Related: How do I test my encryption? (absolute amateur)
I was making a secret santa with friends and got carried away by allowing everyone to include a password. I'm doing this in Excel and decided to try an encryption idea with matrices. The method I've come up with involves hashing the password, encrypting the name of the user's target with that hash as a key, then they can type the password in to unencrypt it.
I'm using a salt (per user) to avoid hash collisions for same password or rainbow table attacks although come to think of it there won't be any precalculated hashes for my weird hashing function so maybe I can drop that.
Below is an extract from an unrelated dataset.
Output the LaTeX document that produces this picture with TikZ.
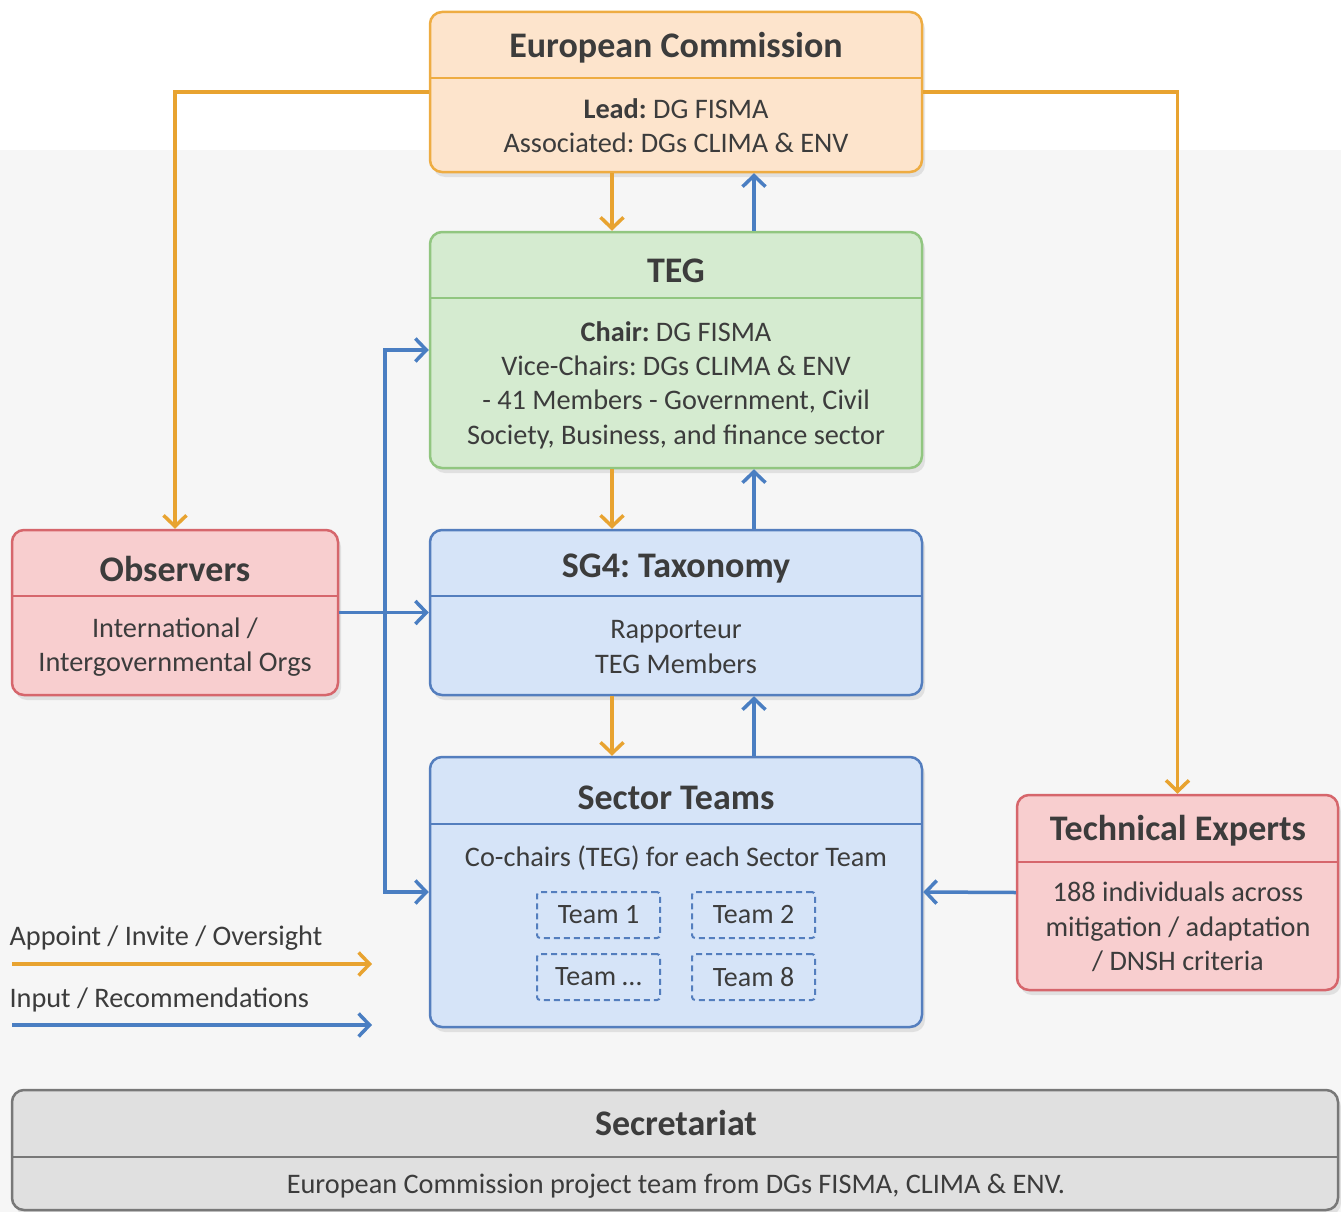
\documentclass[tikz,border=0pt]{standalone}
\usepackage{fontspec}
\setmainfont{Carlito}
\usetikzlibrary{arrows.meta,shadows}
\frenchspacing

\definecolor{appointc}{RGB}{232,163,48}
\definecolor{inputc}{RGB}{74,126,194}
\definecolor{pagebg}{RGB}{246,246,246}
\definecolor{textc}{RGB}{60,60,60}
\definecolor{ecfill}{RGB}{253,228,204}
\definecolor{ecdraw}{RGB}{238,172,66}
\definecolor{tegfill}{RGB}{213,235,208}
\definecolor{tegdraw}{RGB}{145,198,128}
\definecolor{sgfill}{RGB}{214,228,248}
\definecolor{sgdraw}{RGB}{84,126,190}
\definecolor{obsfill}{RGB}{248,206,207}
\definecolor{obsdraw}{RGB}{214,102,108}
\definecolor{secfill}{RGB}{224,224,224}
\definecolor{secdraw}{RGB}{120,120,120}

\tikzset{
  orgbox/.style={rounded corners=12pt, line width=2.5pt, minimum width=492pt,
    drop shadow={shadow xshift=3pt, shadow yshift=-5pt, opacity=0.18}},
  ecbox/.style={orgbox, draw=ecdraw, fill=ecfill},
  tegbox/.style={orgbox, draw=tegdraw, fill=tegfill},
  sgbox/.style={orgbox, draw=sgdraw, fill=sgfill},
  obsbox/.style={orgbox, draw=obsdraw, fill=obsfill},
  secbox/.style={orgbox, draw=secdraw, fill=secfill},
  teambox/.style={draw=sgdraw, dashed, dash pattern=on 6pt off 4pt, line width=2pt,
    rounded corners=3pt, minimum width=123pt, minimum height=46pt, text=textc,
    font=\fontsize{28}{32}\selectfont},
  ttl/.style={text=textc, font=\fontsize{36}{40}\selectfont\bfseries},
  txt/.style={text=textc, align=center, font=\fontsize{28.3}{34.3}\selectfont},
  appoint/.style={draw=appointc, line width=3.5pt, -{Straight Barb[length=11pt,width=23pt]}},
  recommend/.style={draw=inputc, line width=3.5pt, -{Straight Barb[length=11pt,width=23pt]}}
}

\begin{document}
\begin{tikzpicture}[x=1pt,y=-1pt]
\useasboundingbox (0,0) rectangle (1341,1212);
\fill[pagebg] (0,150) rectangle (1341,1212);

% boxes
\node[ecbox, minimum height=160pt] (ec) at (676,92) {};
\node[tegbox, minimum height=236pt] (teg) at (676,350) {};
\node[sgbox, minimum height=165pt] (sg4) at (676,612.5) {};
\node[sgbox, minimum height=270pt] (sect) at (676,892) {};
\node[obsbox, minimum width=326pt, minimum height=165pt] (obs) at (175,612.5) {};
\node[obsbox, minimum width=321pt, minimum height=195pt] (tex) at (1177.5,892.5) {};
\node[secbox, minimum width=1326pt, minimum height=120pt] (secr) at (675,1150) {};

% dividers
\draw[ecdraw, line width=1.5pt] (430,78) -- (922,78);
\draw[tegdraw, line width=1.5pt] (430,298) -- (922,298);
\draw[sgdraw, line width=1.5pt] (430,596) -- (922,596);
\draw[sgdraw, line width=1.5pt] (430,824) -- (922,824);
\draw[obsdraw, line width=1.5pt] (12,596) -- (338,596);
\draw[obsdraw, line width=1.5pt] (1017,862) -- (1338,862);
\draw[secdraw, line width=1.5pt] (12,1157) -- (1338,1157);

% titles
\node[ttl] (ecT) at (676,48) {European Commission};
\node[ttl] (tegT) at (676,271) {TEG};
\node[ttl] (sgT) at (676,569) {SG4: Taxonomy};
\node[ttl] (sectT) at (676,798) {Sector Teams};
\node[ttl] (obsT) at (175,569) {Observers};
\node[ttl] (texT) at (1178,831) {Technical Experts};
\node[ttl] (secrT) at (676,1123) {Secretariat};

% body text
\node[txt] (ecB) at (676,126) {\textbf{Lead:} DG FISMA\\Associated: DGs CLIMA \& ENV};
\node[txt] (tegB) at (676,385) {\textbf{Chair:} DG FISMA\\Vice-Chairs: DGs CLIMA \& ENV\\- 41 Members - Government, Civil\\Society, Business, and finance sector};
\node[txt] (sgB) at (676,647) {Rapporteur\\TEG Members};
\node[txt] (sectB) at (676,858) {Co-chairs (TEG) for each Sector Team};
\node[txt] (obsB) at (175,647) {International /\\Intergovernmental Orgs};
\node[txt] (texB) at (1178,927) {188 individuals across\\mitigation / adaptation\\/ DNSH criteria};
\node[txt] (secrB) at (676,1186) {European Commission project team from DGs FISMA, CLIMA \& ENV.};

% sector teams
\node[teambox] (t1) at (598.5,915) {Team 1};
\node[teambox] (t2) at (753.5,915) {Team 2};
\node[teambox] (tx) at (598.5,977) {Team \dots};
\node[teambox] (t8) at (753.5,977) {Team 8};

% appoint / oversight
\draw[appoint] ([xshift=-64pt]ec.south) -- ([xshift=-64pt]teg.north);
\draw[appoint] ([xshift=-64pt]teg.south) -- ([xshift=-64pt]sg4.north);
\draw[appoint] ([xshift=-64pt]sg4.south) -- ([xshift=-64pt]sect.north);
\draw[appoint] (ec.west) -| (obs.north);
\draw[appoint] (ec.east) -| (tex.north);

% input / recommendations
\draw[recommend] ([xshift=78pt]teg.north) -- ([xshift=78pt]ec.south);
\draw[recommend] ([xshift=78pt]sg4.north) -- ([xshift=78pt]teg.south);
\draw[recommend] ([xshift=78pt]sect.north) -- ([xshift=78pt]sg4.south);
\coordinate (jn) at (385,612.5);
\draw[recommend] (obs.east) -- (sg4.west);
\draw[recommend] (jn) |- (teg.west);
\draw[recommend] (jn) |- (sect.west);
\draw[recommend] (tex.west) -- (sect.east);

% legend
\node[txt, anchor=west] (lgA) at (6,938) {Appoint / Invite / Oversight};
\coordinate (lgA1) at (12,964);
\coordinate (lgA2) at (372,964);
\draw[appoint] (lgA1) -- (lgA2);
\node[txt, anchor=west] (lgI) at (6,1000) {Input / Recommendations};
\coordinate (lgI1) at (12,1025);
\coordinate (lgI2) at (372,1025);
\draw[recommend] (lgI1) -- (lgI2);
\end{tikzpicture}
\end{document}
To make all this work I'm leveraging a property of matrices that if you multiply a matrix by another "singular" matrix, you cannot undo that operation.
Hashing Function
So let's say I have the users password as matrix $P$ the hashed result $H = P*M$ where $*$ denotes Matrix multiplication and $M$ is another matrix that does the hashing. Now the keen observer will notice I can undo matrix multiplication to recover the password from the Hash: $H*M^{-1}=P*M*M^{-1}=P$.
The solution is to ensure $M$ is singular and so multiplying by it cannot be reversed, as it has no inverse. A simple way to do this is to use a triangular matrix with a single 0 on its diagonal, since the determinant of a triangular matrix is the product of its diagonal.
Now to add some randomness, I add salt which is another matrix of random data, giving
$H = (P \cdot S) * M$ where the $\cdot$ could be any operation, even $H = P*S*M$
The hash is saved alongside the salt and the username in my database
Encrypting
To encrypt/ decrypt data using the password hash, I used matrices again. This time, if I have data $D$ then encrypted date $E = D * (H + K)$ where K is a constant offset to make sure $H + K$ is not singular. Then to get my data back I just use $D = E * (H+K)^{-1}$, which of course only works if the user provides the right hash.
In fact once I have the Encrypted value, I can save
Username | Encrypted | Salt
in my database, since the Hash is generated by typing the password anyway.
Worked example
$$ (P)assword = \begin{pmatrix} 72 & 69 & 76 & 76\\ 79 & 1 & 87 & 79\\ 82 & 76 & 68 & 33\\ 1 & 1 & 1 & 1 \end{pmatrix} $$
$$ (S)alt = \begin{pmatrix} 0.9806 & 0.3761 & 0.4784 & 0.3156\\ 0.6299 & 0.0492 & 0.8771 & 0.9884\\ 0.9024 & 0.3252 & 0.2534 & 0.7564\\ 0.7803 & 0.2599 & 0.6933 & 0.303 \end{pmatrix} $$
$$ Singular Hashing (M)atrix = \begin{pmatrix} 1 & 0 & 0 & 0\\ 1 & 1 & 0 & 0\\ 1 & 1 & 0 & 0\\ 1 & 1 & 1 & 1 \end{pmatrix} $$
$$ (H)ash = P * S * M = \begin{pmatrix} 655.2442 & 413.2927 & 171.4372 & 171.4372\\ 527.9872 & 309.7374 & 115.6646 & 115.6646\\ 589.0947 & 373.7 & 162.4318 & 162.4318\\ 8.9692 & 5.676 & 2.3634 & 2.3634 \end{pmatrix} $$
And then to encrypt data $E$, simply multiply it by $H + K$ where $K$ is any non-singular matrix. This could maybe be the pepper I think if I understand that term correctly, a constant secret value for all that can be swapped from time to time to re-encrypt everything.
Practical considerations (not for review)
- I think computers are fast at matrix operations, so I suppose a nice thing about this encryption process is no special dedicated hardware needed, and quite quick to do key extension (repeatedly hash is just repeated matrix multiplication)
- For the password and data, I need square matrices so I encode the strings as length prefixed arrays of character codes with repeating the array to fill any space (e.g. 4 x 4 matrix needs 16 chars, so 10 char password becomes
10 my pa ss wo rd my pa ssor something like that. - There is probably a way to encode the data so it makes similar data generate more distinct hashes (nearby hashes don't appear nearby) although I don't know how to analyse if this will be a problem - since matrix multiplication looks at many elements at the same time, it feels like changing one character in the password will change many elements in the hash.
- For illustration I've used floating point numbers which could give rounding errors - for the hash that means more hash collisions, for the decryption that's possible data loss. I suppose technically we could specify the $P$, $S$ and $M$ matrices are 8 bit entries, therefore the $H$ is maybe 32 bit entries to account for multiplying the 3 above and adding their dimensions etc.
- Some thought is needed for long passwords exceeding the 4x4 matrix dimensions - maybe they could be broken into several matrices and multiplied with overflow, the hash will have more collisions but still won't be crackable (reversible). I haven't really thought much about this, I just put length limit on the thing being hashed.